Pickle pizza is now a thing — and it took years in NYC to develop
It’s brine dining.
A first of its kind frozen dill pickle pizza has just launched at Whole Foods — after intensive recipe development and in-depth research of the NYC pickle scene.
“We worked on it for maybe two years until we got it just right — boy did we ever,” food manufacturer Gail Becker, 60, told The Post of the $9.99 pie.
Becker, the CEO of Caulipower frozen pizzas, and her husband canvassed Jewish delis around Manhattan, from Barney Greengrass on the Upper West and Pastrami Queen on the Upper East Side to Sarge’s in Murray Hill and Katz’s on the Lower East Side, sampling all sorts of pickles as part of their research.
“[We] made it our mission to try every deli in New York. Sometimes we’d walk five miles, 10 miles — as much as 17 miles,” said Becker, who grew up in Los Angeles and moved to NYC a couple years back.
They were ultimately most taken by The Pickle Guys on Essex Street, with its heaping barrels of pickles.
“They have 20 different barrels. Pickled onions, pickled cabbage — pickled everything,” she said.
The store has been a mainstay of the neighborhood since 1910, when there were bustling brine markets throughout the Lower East Side.
“People were coming there from all over New York. They were filling little containers with fresh pickles —any you could imagine,” Becker said.
The shop’s garlicky variety, a sweet and tangy flavor with a hint of vinegar and sugar, inspired the recipe for the brine used to make Becker’s pizza, which features a creamy bechamel sauce flavored with brine, along with roasted garlic, mozzarella and fresh dill.
While Becker initially envisioned topping the pizza with actual pickle slices, that didn’t work out.
“It has to freeze — it’s a lot for the pickle,” Becker said.
Exploring the city’s pickle scene was especially meaningful for the Gramercy resident who is of Jewish descent.
Both her late parents were Holocaust survivors. Becker’s father’s first job in America was working in a bakery on the Lower East Side near the pickle stores on Essex Street.
“He didn’t speak English when he came … had no family, no money,” she said. “He was from Germany, he was a survivor. He got off the boat and found himself a job sweeping the floor of the a bakery on the Lower East Side,”
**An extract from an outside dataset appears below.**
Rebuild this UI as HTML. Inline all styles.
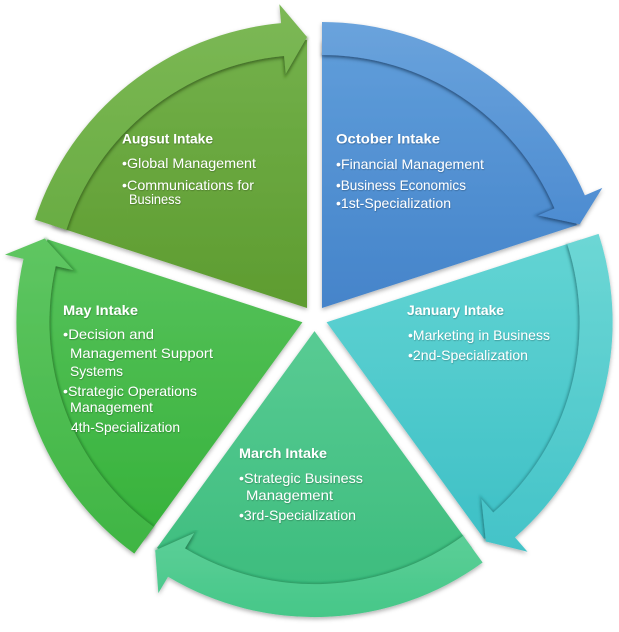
<!DOCTYPE html>
<html><head><meta charset="utf-8"><style>
html,body{margin:0;padding:0;background:#fff;}
svg{display:block;}
text{font-family:"Liberation Sans",Arial,sans-serif;font-size:14px;fill:#fff;}
.t{font-weight:bold;}
</style></head><body>
<svg width="619" height="632" viewBox="0 0 619 632" xmlns="http://www.w3.org/2000/svg">
<defs>
<filter id="sh" x="-10%" y="-10%" width="120%" height="125%">
<feDropShadow dx="0" dy="2" stdDeviation="2" flood-color="#000" flood-opacity="0.3"/>
</filter>
<filter id="bl" x="-5%" y="-5%" width="110%" height="110%"><feGaussianBlur stdDeviation="1.2"/></filter>
<filter id="ts" x="-5%" y="-20%" width="110%" height="140%"><feDropShadow dx="0.5" dy="0.8" stdDeviation="0.6" flood-color="#000" flood-opacity="0.3"/></filter>
<linearGradient id="gOb" x1="0" y1="0" x2="0" y2="1"><stop offset="0" stop-color="#5f9dda"/><stop offset="1" stop-color="#4584ca"/></linearGradient>
<linearGradient id="gOa" x1="0" y1="0" x2="0" y2="1"><stop offset="0" stop-color="#6aa3dc"/><stop offset="1" stop-color="#4d8cd1"/></linearGradient>
<linearGradient id="gJb" x1="0" y1="0" x2="0" y2="1"><stop offset="0" stop-color="#62d4d3"/><stop offset="1" stop-color="#3ec0c6"/></linearGradient>
<linearGradient id="gJa" x1="0" y1="0" x2="0" y2="1"><stop offset="0" stop-color="#6dd7d5"/><stop offset="1" stop-color="#43c3c8"/></linearGradient>
<linearGradient id="gMb" x1="0" y1="0" x2="0" y2="1"><stop offset="0" stop-color="#58cb93"/><stop offset="1" stop-color="#3cbc7d"/></linearGradient>
<linearGradient id="gMa" x1="0" y1="0" x2="0" y2="1"><stop offset="0" stop-color="#5ccf98"/><stop offset="1" stop-color="#46c788"/></linearGradient>
<linearGradient id="gYb" x1="0" y1="0" x2="0" y2="1"><stop offset="0" stop-color="#58c25b"/><stop offset="1" stop-color="#36b23b"/></linearGradient>
<linearGradient id="gYa" x1="0" y1="0" x2="0" y2="1"><stop offset="0" stop-color="#5fc662"/><stop offset="1" stop-color="#3fb543"/></linearGradient>
<linearGradient id="gAb" x1="0" y1="0" x2="0" y2="1"><stop offset="0" stop-color="#72b04a"/><stop offset="1" stop-color="#5e9c30"/></linearGradient>
<linearGradient id="gAa" x1="0" y1="0" x2="0" y2="1"><stop offset="0" stop-color="#7cb855"/><stop offset="1" stop-color="#6aad43"/></linearGradient>
</defs>

<!-- October -->
<g filter="url(#sh)">
<path d="M322,308 L322,40 A268,268 0 0 1 576.88,225.18 Z" fill="url(#gOb)"/>
</g>
<path d="M322,55 A253,253 0 0 1 554.54,208.33 L538,215.42 L579.74,224.26" fill="none" stroke="#1f4f86" stroke-opacity="0.55" stroke-width="3" filter="url(#bl)"/>
<g filter="url(#sh)">
<path d="M322,22 A286,286 0 0 1 584.87,195.33 L602.34,187.85 L579.74,224.26 L538,215.42 L554.54,208.33 A253,253 0 0 0 322,55 Z" fill="url(#gOa)"/>
</g>

<!-- January -->
<g filter="url(#sh)">
<path d="M326.6,322.2 L581.48,239.38 A268,268 0 0 1 484.13,539.02 Z" fill="url(#gJb)"/>
</g>
<path d="M567.22,244.02 A253,253 0 0 1 493.25,512.56 L481.39,499.02 L485.89,541.44" fill="none" stroke="#1f7f84" stroke-opacity="0.5" stroke-width="3" filter="url(#bl)"/>
<g filter="url(#sh)">
<path d="M598.6,233.82 A286,286 0 0 1 514.99,537.39 L527.5,551.69 L485.89,541.44 L481.39,499.02 L493.25,512.56 A253,253 0 0 0 567.22,244.02 Z" fill="url(#gJa)"/>
</g>

<!-- March -->
<g filter="url(#sh)">
<path d="M314.5,331.1 L472.03,547.92 A268,268 0 0 1 156.97,547.92 Z" fill="url(#gMb)"/>
</g>
<path d="M463.21,535.78 A253,253 0 0 1 184.95,548.42 L194.17,532.96 L155.21,550.34" fill="none" stroke="#1b7a4c" stroke-opacity="0.45" stroke-width="3" filter="url(#bl)"/>
<g filter="url(#sh)">
<path d="M482.61,562.48 A286,286 0 0 1 168.06,576.76 L158.33,593.08 L155.21,550.34 L194.17,532.96 L184.95,548.42 A253,253 0 0 0 463.21,535.78 Z" fill="url(#gMa)"/>
</g>

<!-- May -->
<g filter="url(#sh)">
<path d="M302.4,322.2 L144.87,539.02 A268,268 0 0 1 47.52,239.38 Z" fill="url(#gYb)"/>
</g>
<path d="M153.69,526.88 A253,253 0 0 1 55.68,266.15 L73.24,270.14 L44.66,238.46" fill="none" stroke="#1c6e20" stroke-opacity="0.45" stroke-width="3" filter="url(#bl)"/>
<g filter="url(#sh)">
<path d="M134.29,553.58 A286,286 0 0 1 23.5,258.84 L4.98,254.63 L44.66,238.46 L73.24,270.14 L55.68,266.15 A253,253 0 0 0 153.69,526.88 Z" fill="url(#gYa)"/>
</g>

<!-- August -->
<g filter="url(#sh)">
<path d="M307,308 L52.12,225.18 A268,268 0 0 1 307,40 Z" fill="url(#gAb)"/>
</g>
<path d="M66.38,229.82 A253,253 0 0 1 284.07,56.04 L285.7,73.97 L307,37" fill="none" stroke="#3a6b1a" stroke-opacity="0.5" stroke-width="3" filter="url(#bl)"/>
<g filter="url(#sh)">
<path d="M35,219.62 A286,286 0 0 1 281.08,23.18 L279.36,4.26 L307,37 L285.7,73.97 L284.07,56.04 A253,253 0 0 0 66.38,229.82 Z" fill="url(#gAa)"/>
</g>

<g filter="url(#ts)">
<!-- August text -->
<text class="t" x="122" y="143.5" textLength="91" lengthAdjust="spacingAndGlyphs">Augsut Intake</text>
<text x="122" y="168" textLength="134" lengthAdjust="spacingAndGlyphs">•Global Management</text>
<text x="122" y="190" textLength="132" lengthAdjust="spacingAndGlyphs">•Communications for</text>
<text x="129" y="204" textLength="52" lengthAdjust="spacingAndGlyphs">Business</text>

<!-- October text -->
<text class="t" x="336" y="143.5" textLength="104" lengthAdjust="spacingAndGlyphs">October Intake</text>
<text x="336" y="169" textLength="148" lengthAdjust="spacingAndGlyphs">•Financial Management</text>
<text x="336" y="190" textLength="130" lengthAdjust="spacingAndGlyphs">•Business Economics</text>
<text x="336" y="208" textLength="115" lengthAdjust="spacingAndGlyphs">•1st-Specialization</text>

<!-- January text -->
<text class="t" x="407" y="315" textLength="97" lengthAdjust="spacingAndGlyphs">January Intake</text>
<text x="408" y="340" textLength="142" lengthAdjust="spacingAndGlyphs">•Marketing in Business</text>
<text x="408" y="360" textLength="120" lengthAdjust="spacingAndGlyphs">•2nd-Specialization</text>

<!-- March text -->
<text class="t" x="239" y="458" textLength="88" lengthAdjust="spacingAndGlyphs">March Intake</text>
<text x="239" y="483" textLength="124" lengthAdjust="spacingAndGlyphs">•Strategic Business</text>
<text x="246" y="500" textLength="87" lengthAdjust="spacingAndGlyphs">Management</text>
<text x="239" y="520" textLength="117" lengthAdjust="spacingAndGlyphs">•3rd-Specialization</text>

<!-- May text -->
<text class="t" x="63" y="315" textLength="75" lengthAdjust="spacingAndGlyphs">May Intake</text>
<text x="63" y="339" textLength="91" lengthAdjust="spacingAndGlyphs">•Decision and</text>
<text x="70" y="358" textLength="143" lengthAdjust="spacingAndGlyphs">Management Support</text>
<text x="70" y="376" textLength="53" lengthAdjust="spacingAndGlyphs">Systems</text>
<text x="63" y="396" textLength="134" lengthAdjust="spacingAndGlyphs">•Strategic Operations</text>
<text x="70" y="412" textLength="83" lengthAdjust="spacingAndGlyphs">Management</text>
<text x="71" y="432" textLength="109" lengthAdjust="spacingAndGlyphs">4th-Specialization</text>
</g>
</svg>
</body></html>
At one point, Becker considered making the pizza even more deli-like, topping it with with hamburger meat and thousand island dressing.
“I kind of had this crazy idea,” she said.
But, ultimately she decided against it.
“I’m kind of a purist — this pizza doesn’t need anything [more],” she said. “It was just meant to be a Tuesday night thing, a Friday night thing. I hope it makes people smile.”
She also hopes it brings families together — just as researching the pizza brought her closer to her father, Martin Jacob Becker, who died in 2015.
“When I walk the streets of the Lower East Side, I really feel him. I really see him. I can picture him. It’s probably one of my favorite parts of New York,” she said. “In many ways I think this pizza is for him.”